◆ **Set problem**:
Scan the listing below. Report each line that includes "standalone".

[Start Given records]

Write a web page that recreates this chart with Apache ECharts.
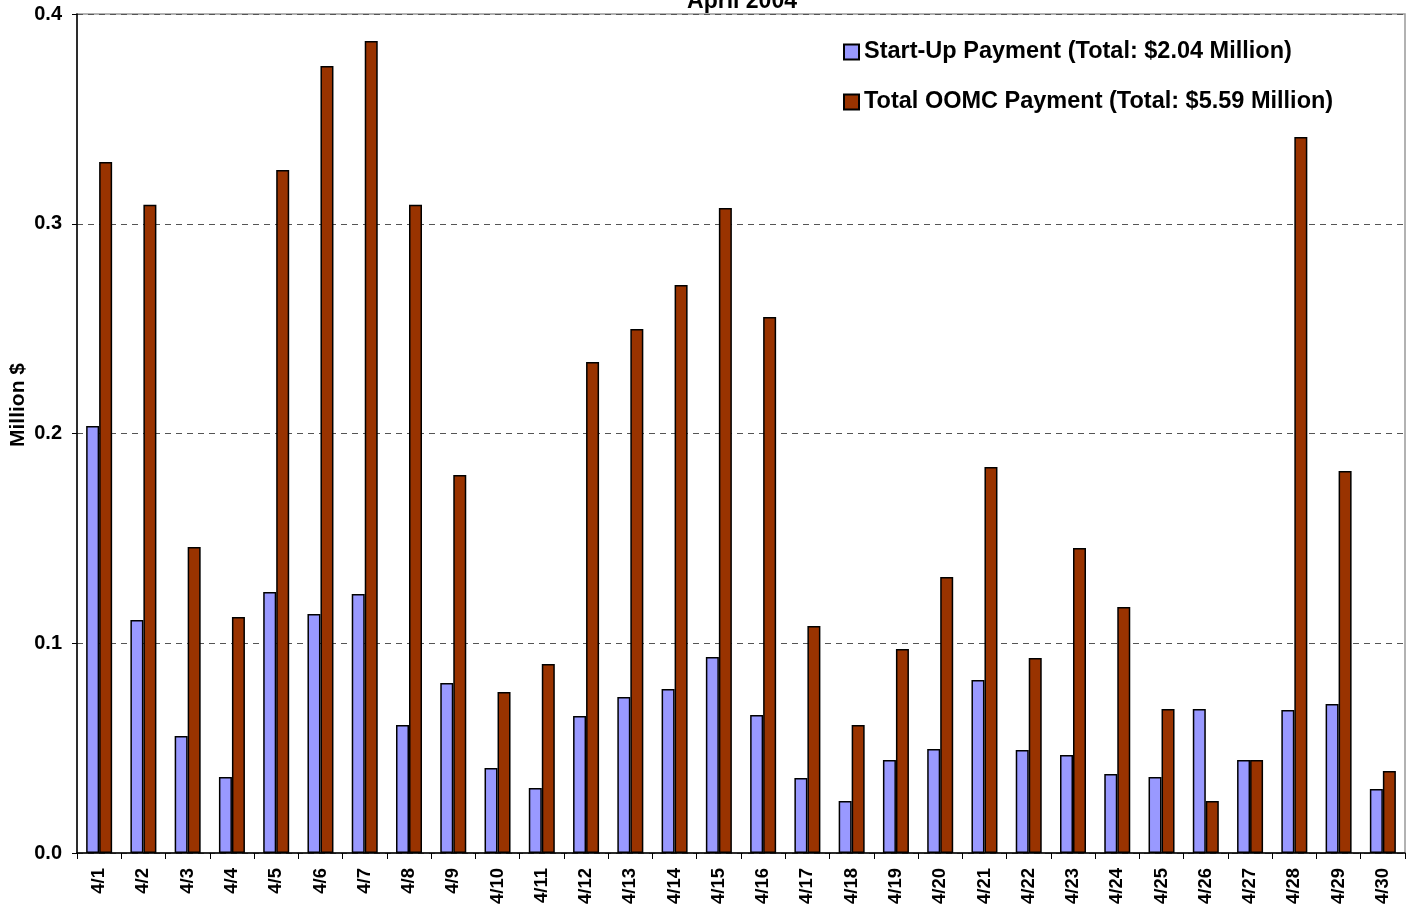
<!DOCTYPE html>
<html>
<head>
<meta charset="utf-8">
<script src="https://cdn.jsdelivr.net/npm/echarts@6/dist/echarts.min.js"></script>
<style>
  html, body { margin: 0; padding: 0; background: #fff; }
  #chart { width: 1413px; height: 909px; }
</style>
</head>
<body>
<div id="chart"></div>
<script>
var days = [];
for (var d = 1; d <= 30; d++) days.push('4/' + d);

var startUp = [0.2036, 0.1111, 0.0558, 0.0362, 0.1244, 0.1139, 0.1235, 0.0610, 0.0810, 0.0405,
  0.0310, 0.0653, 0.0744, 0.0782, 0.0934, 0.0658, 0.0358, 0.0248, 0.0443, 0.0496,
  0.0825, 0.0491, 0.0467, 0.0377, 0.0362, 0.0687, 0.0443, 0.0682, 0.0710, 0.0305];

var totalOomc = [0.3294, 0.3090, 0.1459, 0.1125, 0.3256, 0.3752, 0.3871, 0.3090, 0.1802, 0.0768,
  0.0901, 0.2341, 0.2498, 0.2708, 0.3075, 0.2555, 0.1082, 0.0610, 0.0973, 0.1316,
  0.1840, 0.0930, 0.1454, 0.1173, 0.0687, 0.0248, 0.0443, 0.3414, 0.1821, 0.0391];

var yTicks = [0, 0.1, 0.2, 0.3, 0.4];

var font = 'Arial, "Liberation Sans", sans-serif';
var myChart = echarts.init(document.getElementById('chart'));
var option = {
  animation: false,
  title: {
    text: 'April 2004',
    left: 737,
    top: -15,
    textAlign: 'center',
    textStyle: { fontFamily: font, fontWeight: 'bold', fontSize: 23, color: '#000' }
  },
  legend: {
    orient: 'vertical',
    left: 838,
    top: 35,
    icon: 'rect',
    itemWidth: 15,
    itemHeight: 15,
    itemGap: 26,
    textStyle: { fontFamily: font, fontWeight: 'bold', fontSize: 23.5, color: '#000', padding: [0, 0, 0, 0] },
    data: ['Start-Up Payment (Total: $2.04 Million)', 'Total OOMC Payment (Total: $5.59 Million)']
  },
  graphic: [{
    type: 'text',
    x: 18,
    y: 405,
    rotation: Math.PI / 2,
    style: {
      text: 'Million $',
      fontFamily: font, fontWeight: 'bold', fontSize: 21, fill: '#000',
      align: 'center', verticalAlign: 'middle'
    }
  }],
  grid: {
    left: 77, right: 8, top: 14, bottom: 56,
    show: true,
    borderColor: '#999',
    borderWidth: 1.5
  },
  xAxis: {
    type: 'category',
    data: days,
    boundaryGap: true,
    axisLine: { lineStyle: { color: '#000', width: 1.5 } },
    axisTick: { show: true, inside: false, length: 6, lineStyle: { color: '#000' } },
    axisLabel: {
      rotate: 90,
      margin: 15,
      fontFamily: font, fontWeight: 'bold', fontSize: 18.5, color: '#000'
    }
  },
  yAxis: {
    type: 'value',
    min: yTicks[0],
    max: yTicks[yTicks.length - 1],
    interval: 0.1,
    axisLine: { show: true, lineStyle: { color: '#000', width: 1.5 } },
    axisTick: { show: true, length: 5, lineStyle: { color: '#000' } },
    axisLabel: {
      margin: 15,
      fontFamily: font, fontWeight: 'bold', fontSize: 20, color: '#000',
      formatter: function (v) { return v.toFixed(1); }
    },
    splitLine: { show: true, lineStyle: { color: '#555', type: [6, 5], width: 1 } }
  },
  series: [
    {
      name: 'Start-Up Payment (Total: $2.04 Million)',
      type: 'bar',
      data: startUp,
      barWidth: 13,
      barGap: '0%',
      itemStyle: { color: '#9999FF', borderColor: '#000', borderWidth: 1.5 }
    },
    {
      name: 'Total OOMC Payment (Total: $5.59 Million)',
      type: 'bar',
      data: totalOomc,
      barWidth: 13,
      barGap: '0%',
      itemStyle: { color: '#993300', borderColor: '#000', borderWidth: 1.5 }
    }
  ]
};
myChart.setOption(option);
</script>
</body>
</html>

[End Given records]
[Start Given records]

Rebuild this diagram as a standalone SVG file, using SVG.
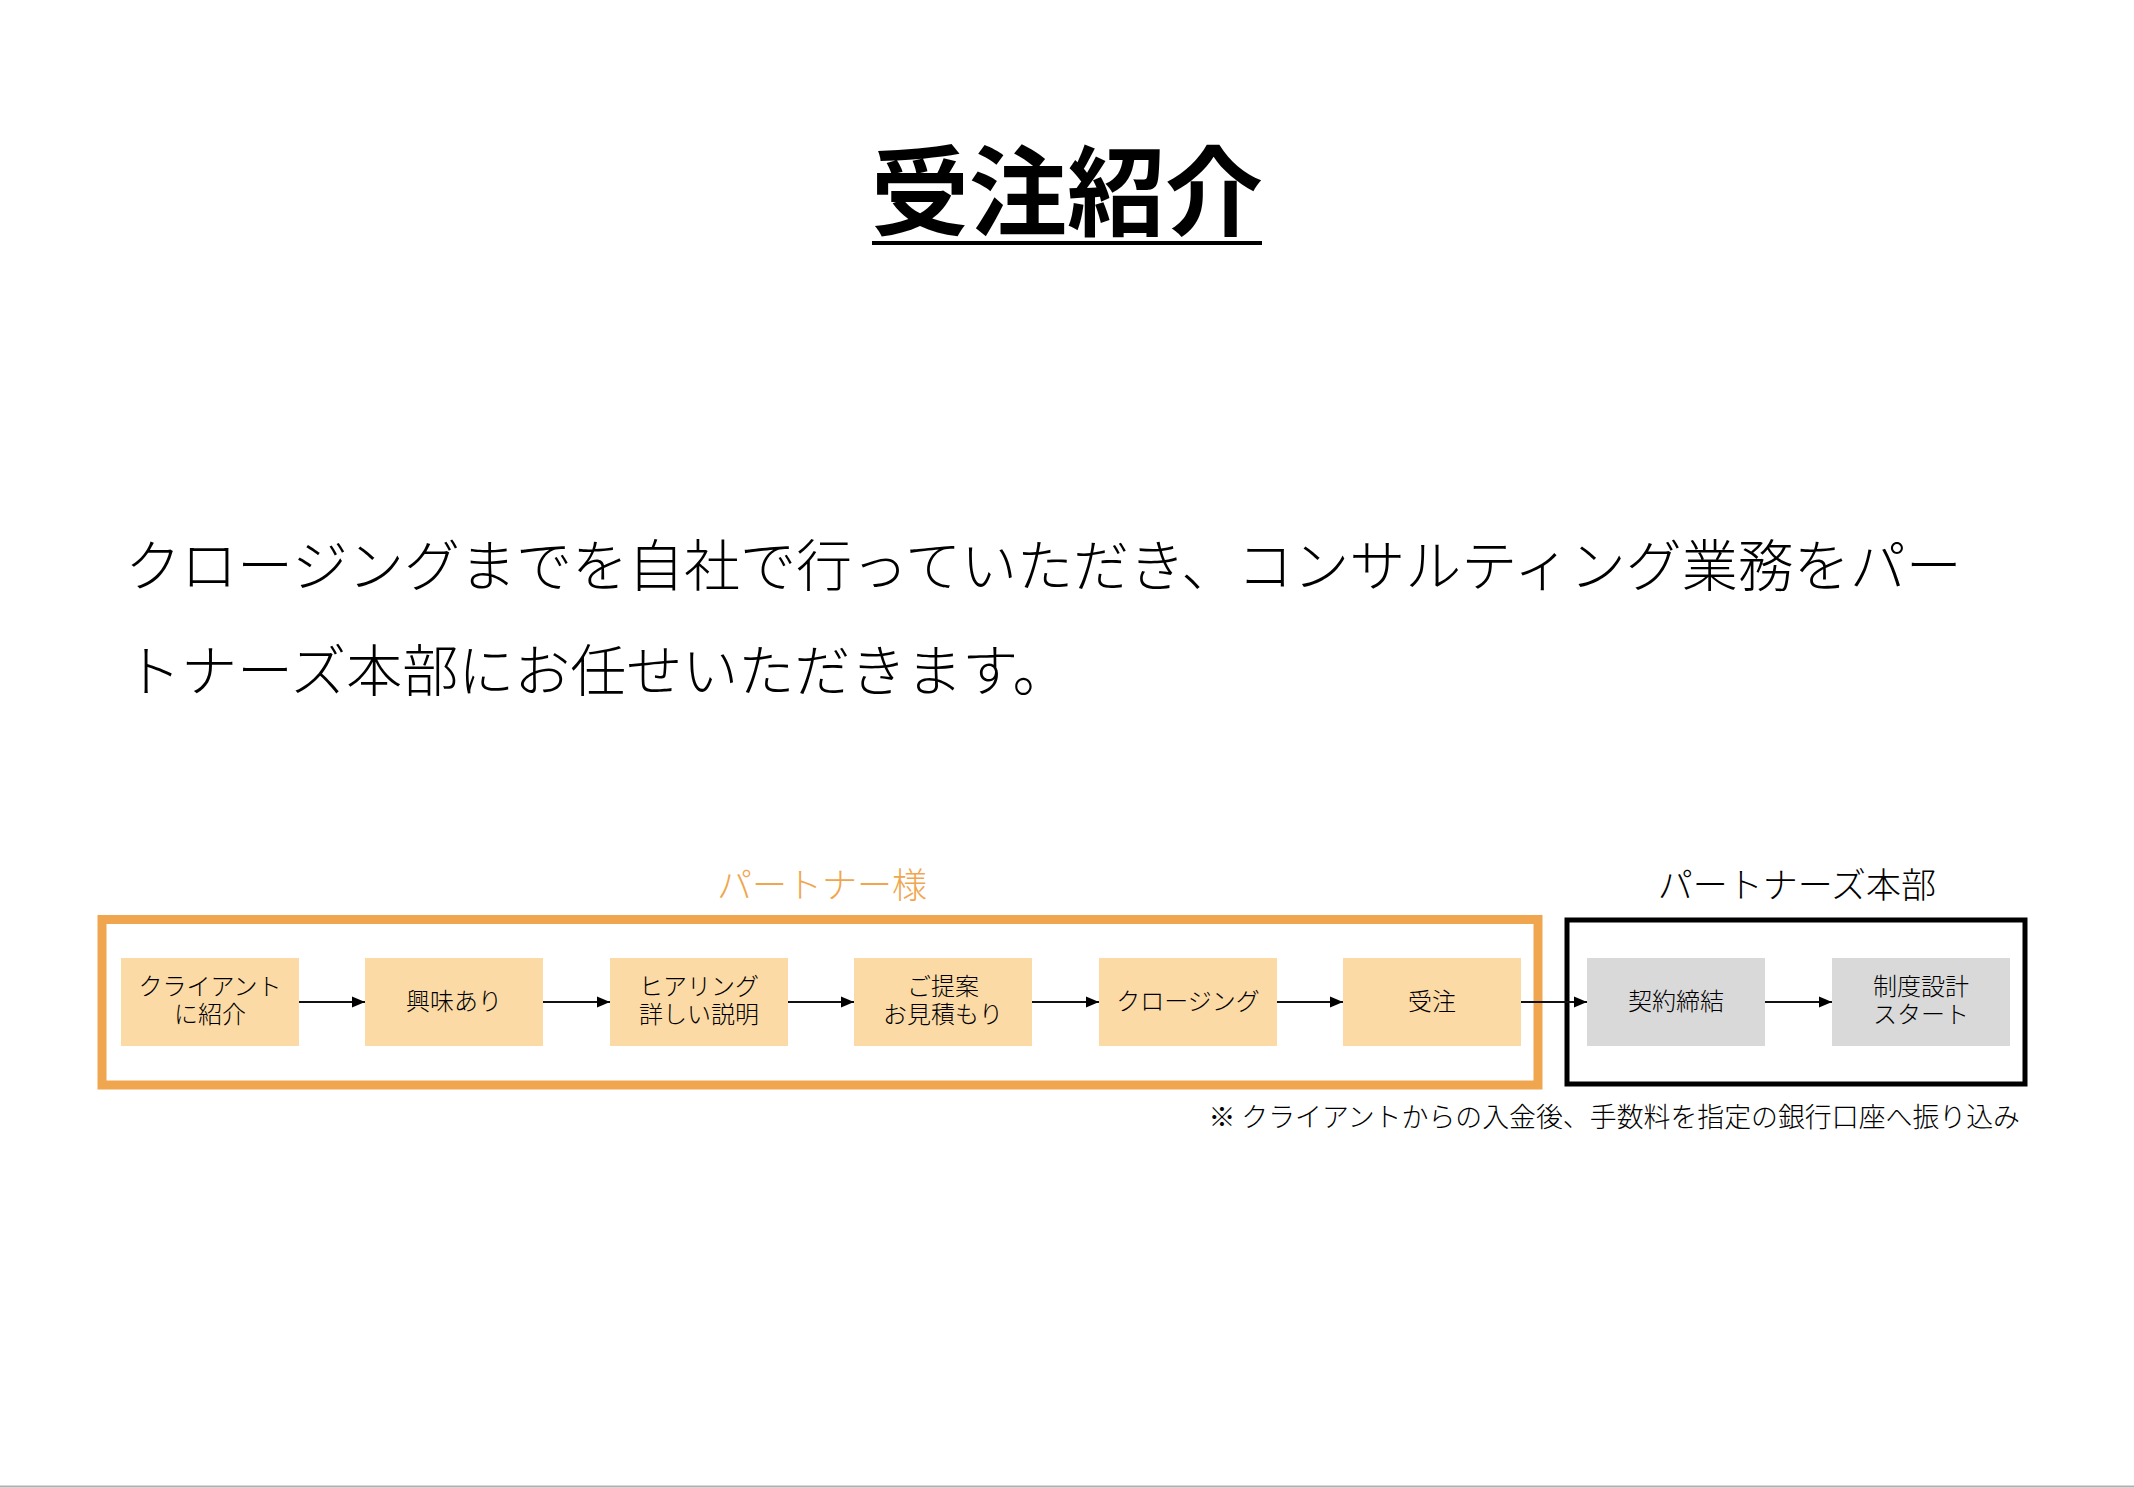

[End Given records]
[Start Given records]

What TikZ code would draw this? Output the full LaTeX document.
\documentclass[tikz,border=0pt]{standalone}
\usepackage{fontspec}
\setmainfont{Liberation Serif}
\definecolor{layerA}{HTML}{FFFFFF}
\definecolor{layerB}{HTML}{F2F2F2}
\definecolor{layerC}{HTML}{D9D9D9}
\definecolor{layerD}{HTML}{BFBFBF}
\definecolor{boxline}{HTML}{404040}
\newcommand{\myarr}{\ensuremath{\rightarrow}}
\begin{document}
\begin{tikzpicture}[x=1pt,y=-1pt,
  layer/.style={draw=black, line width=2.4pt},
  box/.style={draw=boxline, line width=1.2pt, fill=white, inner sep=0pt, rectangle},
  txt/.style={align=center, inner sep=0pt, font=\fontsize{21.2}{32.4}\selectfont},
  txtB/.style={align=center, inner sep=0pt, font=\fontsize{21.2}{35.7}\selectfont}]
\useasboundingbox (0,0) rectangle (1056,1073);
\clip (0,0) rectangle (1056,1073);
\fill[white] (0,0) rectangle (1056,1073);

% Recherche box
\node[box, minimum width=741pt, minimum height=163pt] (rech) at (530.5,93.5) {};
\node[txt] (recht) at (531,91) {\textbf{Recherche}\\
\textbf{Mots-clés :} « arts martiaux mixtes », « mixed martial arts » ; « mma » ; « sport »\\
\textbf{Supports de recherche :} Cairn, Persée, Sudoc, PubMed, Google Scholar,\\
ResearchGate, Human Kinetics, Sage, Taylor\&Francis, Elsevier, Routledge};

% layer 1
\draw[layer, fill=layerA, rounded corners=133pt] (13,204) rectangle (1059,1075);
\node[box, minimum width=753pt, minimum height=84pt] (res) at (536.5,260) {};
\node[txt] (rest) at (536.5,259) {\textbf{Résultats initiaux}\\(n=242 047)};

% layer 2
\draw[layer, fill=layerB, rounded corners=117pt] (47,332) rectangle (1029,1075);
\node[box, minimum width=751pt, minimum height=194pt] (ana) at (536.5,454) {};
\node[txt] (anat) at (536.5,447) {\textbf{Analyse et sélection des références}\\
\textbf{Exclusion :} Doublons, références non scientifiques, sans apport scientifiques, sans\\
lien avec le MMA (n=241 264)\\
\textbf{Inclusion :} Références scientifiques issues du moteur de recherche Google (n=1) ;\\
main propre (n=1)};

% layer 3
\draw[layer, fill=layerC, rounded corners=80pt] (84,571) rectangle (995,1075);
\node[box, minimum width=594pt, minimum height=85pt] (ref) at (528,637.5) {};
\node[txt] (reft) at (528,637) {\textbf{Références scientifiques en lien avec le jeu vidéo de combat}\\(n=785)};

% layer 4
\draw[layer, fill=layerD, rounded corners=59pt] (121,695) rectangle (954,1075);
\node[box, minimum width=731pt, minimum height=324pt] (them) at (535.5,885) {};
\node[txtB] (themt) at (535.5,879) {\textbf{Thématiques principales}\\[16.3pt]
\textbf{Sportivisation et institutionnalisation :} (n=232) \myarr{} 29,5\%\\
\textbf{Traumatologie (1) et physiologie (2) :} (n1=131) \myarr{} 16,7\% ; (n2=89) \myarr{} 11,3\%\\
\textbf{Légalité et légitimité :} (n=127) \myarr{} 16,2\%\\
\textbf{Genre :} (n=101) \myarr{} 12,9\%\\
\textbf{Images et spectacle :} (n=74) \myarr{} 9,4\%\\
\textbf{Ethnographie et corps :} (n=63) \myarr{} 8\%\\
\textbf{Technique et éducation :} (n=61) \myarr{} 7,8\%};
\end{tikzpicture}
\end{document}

[End Given records]

◆ **Task answer**:
Rebuild this diagram as a standalone SVG file, using SVG.
\documentclass[tikz,border=0pt]{standalone}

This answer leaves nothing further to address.